Experts see mutual benefits from closer ties
Authorities in the Qianhai special economic zone in Shenzhen, South -China's Guangdong Province on Thursday released a set of guidelines to tighten cooperation between Shenzhen and Hong Kong and attract more Hong Kong companies to the region.
The document said that at least one-third of the land in Qianhai is set to be occupied by Hong Kong companies in the future.
By 2020, the market value of Hong Kong services companies in the zone will top 100 billion yuan ($16.25 billion) and over 100 innovative Hong Kong firms are expected to be incubated in the zone, according to the guidelines.
The document also said that under the framework of the Closer Economic Partnership Arrangement between the central government and the Hong Kong regional government, some Hong Kong companies would enjoy the same policies as mainland companies under a future pilot scheme.
"Hong Kong companies enjoying the same policies [as mainland companies in the pilot scheme] means that Qianhai will further open up, as the Hong Kong companies will face fewer restrictions in the future," Xu Hongcai, director of the Department of Information under the China Center for International Economic Exchanges (CCIEE), told the Global Times Thursday.
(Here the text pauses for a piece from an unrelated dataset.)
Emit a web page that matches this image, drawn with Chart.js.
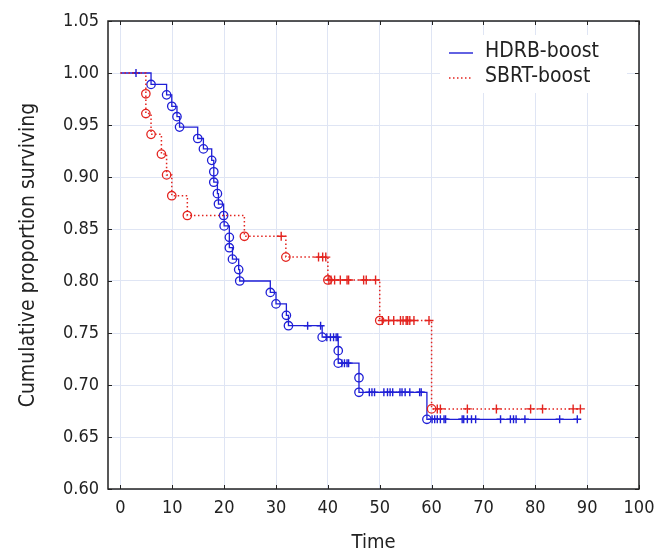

The Qianhai Shenzhen-Hong Kong Modern Service Industry Cooperation Zone was launched in 2010. Unlike the Shanghai free trade zone, which focuses on the international market, Qianhai focuses more on regional cooperation, according to Xu.
Qianhai was designed as an economic center featuring high-end services, especially in the financial sector. Thursday's document also spelled out some detailed rules to guide the development of financial services in the zone.
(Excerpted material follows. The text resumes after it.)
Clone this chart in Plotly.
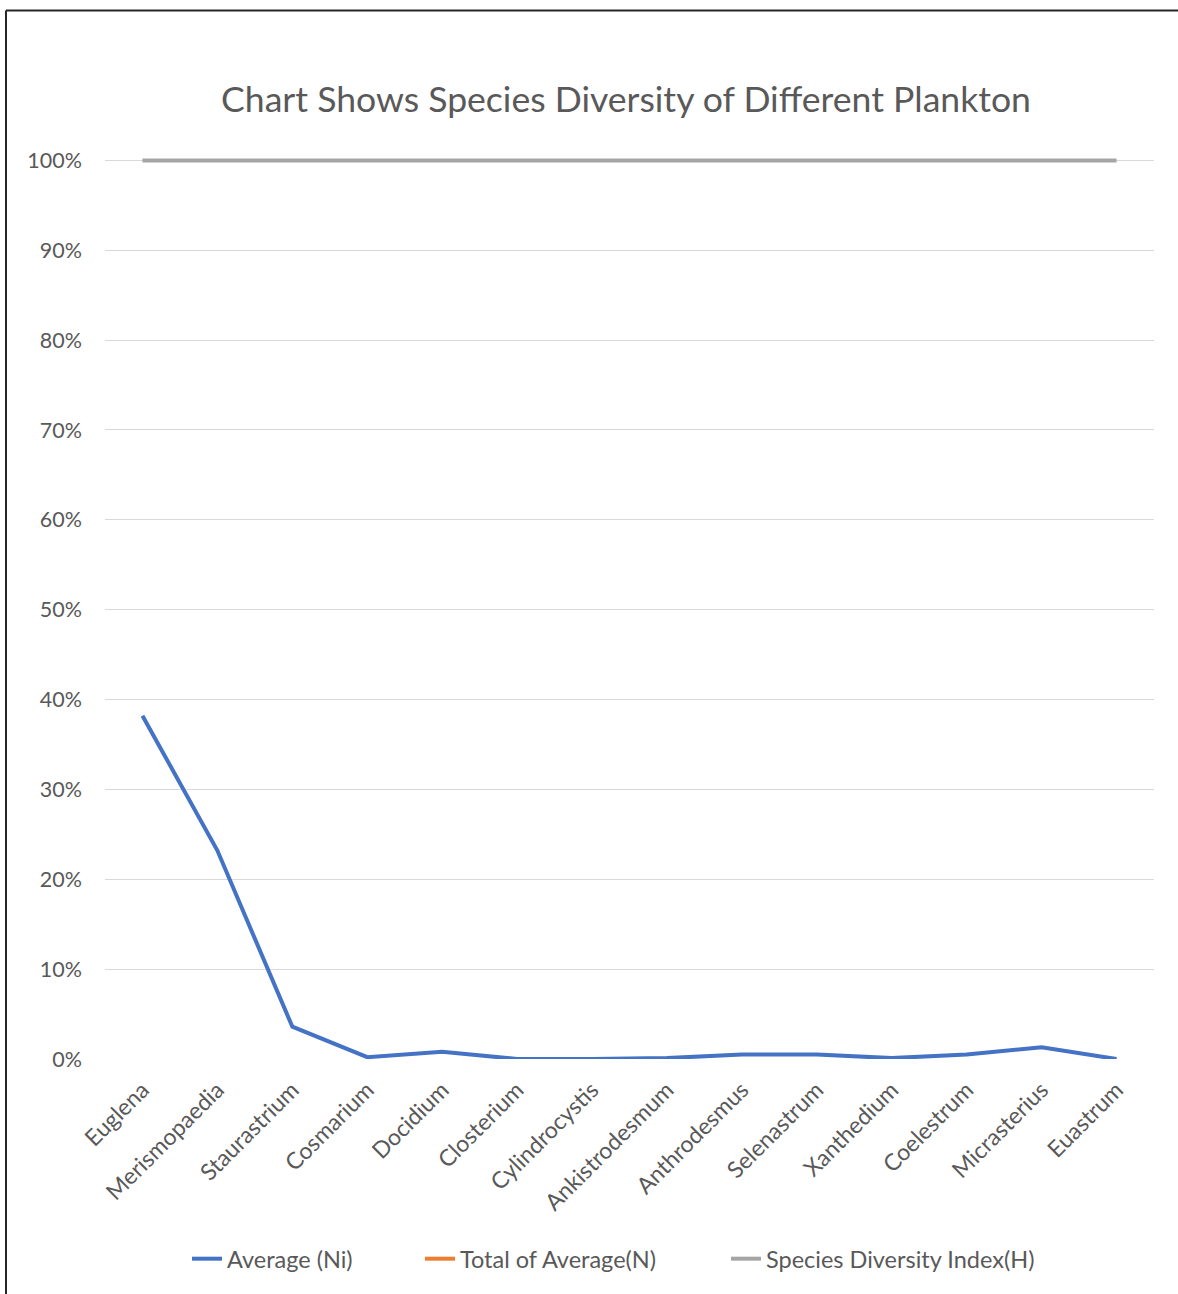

The document said that banking institutions from Hong Kong would be encouraged to set up branches in Qianhai and non-banking institutions might be allowed to issue yuan loans in the zone in a pilot program.
"Hong Kong is an important offshore yuan market. Through tighter cooperation with Qianhai, the two-way flow of the yuan will be boosted," Xu from CCIEE noted.
Qianhai has seen rapid growth in its number of registered companies recently, Xu Qin, mayor of Shenzhen, said at a press conference Thursday in Beijing.
A total of 14,225 companies were registered in Qianhai in the January-November period, up 300 percent compared with the level at the end of 2013. So far, around 18,000 companies have registered in the zone, over 10,000 of which are financial institutions, accounting for around 60 percent of the total number of firms in the zone, Xu Qin said.
The Shanghai-Hong Kong Stock Connect program, which allows investors in the mainland and Hong Kong to trade stocks on each other's exchanges, kicked off on November 17. Shenzhen is also considering a stock connect program with Hong Kong, and the plan has secured support from China's securities authorities.
"Qianhai will be an important platform for the integration of Shenzhen and Hong Kong," Peng Peng, a senior research fellow at the Guangzhou Academy of Social Sciences, told the Global Times on Thursday, noting that the financial sector has great potential as Shenzhen is already home to an important stock exchange.
Hong Kong will also gain access to a much larger market via further cooperation with Shenzhen, experts said. The Thursday document said that Qianhai will push for favorable policies to aid Hong Kong firms in expanding in the mainland market.
"It is inevitable that Hong Kong's position as an economic center will -decline," Peng said, noting that the mainland market and its economic strength are "attractive" to Hong Kong firms.
"Hong Kong's future lies in further cooperation with the mainland," he noted.